Русь моя, жизнь моя… - Блок Александр Александрович. Страница 17
<…>
Впоследствии сын советовался с матерью и при составлении своих сборников. Иногда ей удавалось уговорить его не поддаваться минутному настроению и не выбрасывать те или другие ценные стихи или сохранить какие-нибудь особенно любимые ею строфы, которые он собирался выкинуть или изменить; в других случаях она же браковала его стихи, находя их слабыми или указывая на недостатки отдельных строк и выражений.

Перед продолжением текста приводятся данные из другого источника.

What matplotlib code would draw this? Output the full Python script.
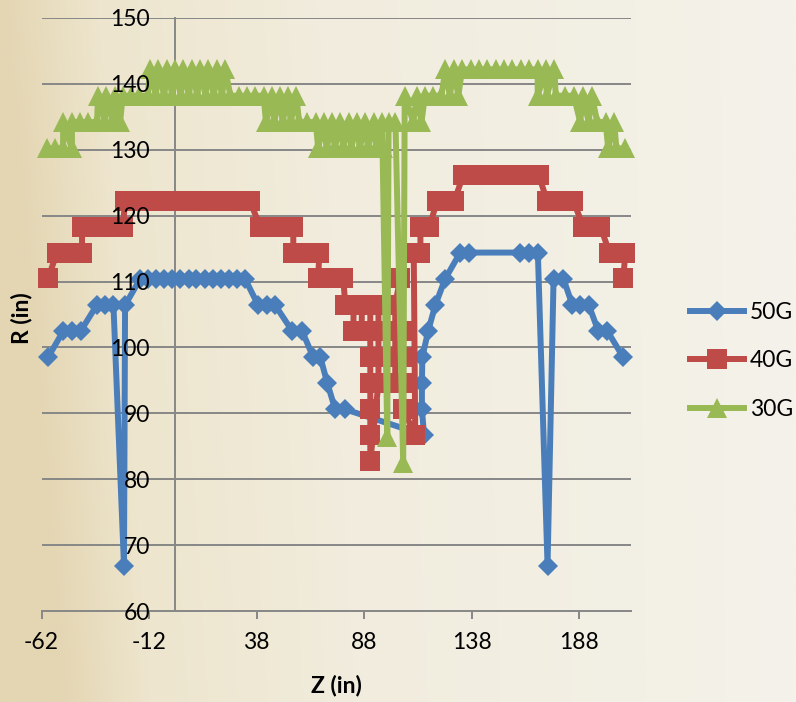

Что же сказать еще об их отношениях? Для нее он рано сделался мудрым наставником, который учил ее жизни и произносил иногда беспощадные, но верные приговоры. Она же была его лучшим и первым другом до той поры, когда он женился на сильной и крупной женщине, значение которой в его жизни было громадно. Мать никогда не мешала сыну в его начинаниях. Он поступил на юридический факультет вопреки ее желанию. Она только поддержала его, когда он задумал перейти на филологический факультет, и уговорила кончить университетский курс (в чем тогда он не видел смысла) каким-то простым аргументом. Она никогда не требовала от него блестящих отметок первого ученика и вообще не донимала его излишним материнским самолюбием, а в таком важном деле, как женитьба, была всецело на его стороне. Она сразу приняла в свое сердце его невесту, а потом полюбила его жену, как и всех, кого он любил. Она относилась к Любови Дмитриевне совершенно особенно: смотря на нее глазами сына, бесконечно восхищалась ее наружностью, голосом, словечками и была о ней высокого мнения. Несмотря на это, отношения их не имели сердечного характера. После смерти Александра Александровича они стали ближе. Для тоскующей матери было великой отрадой говорить с невесткой о сыне, тем более что Любовь Дмитриевна имела свойство успокаивать ее нервную тревогу немногими словами, взглядом или улыбкой.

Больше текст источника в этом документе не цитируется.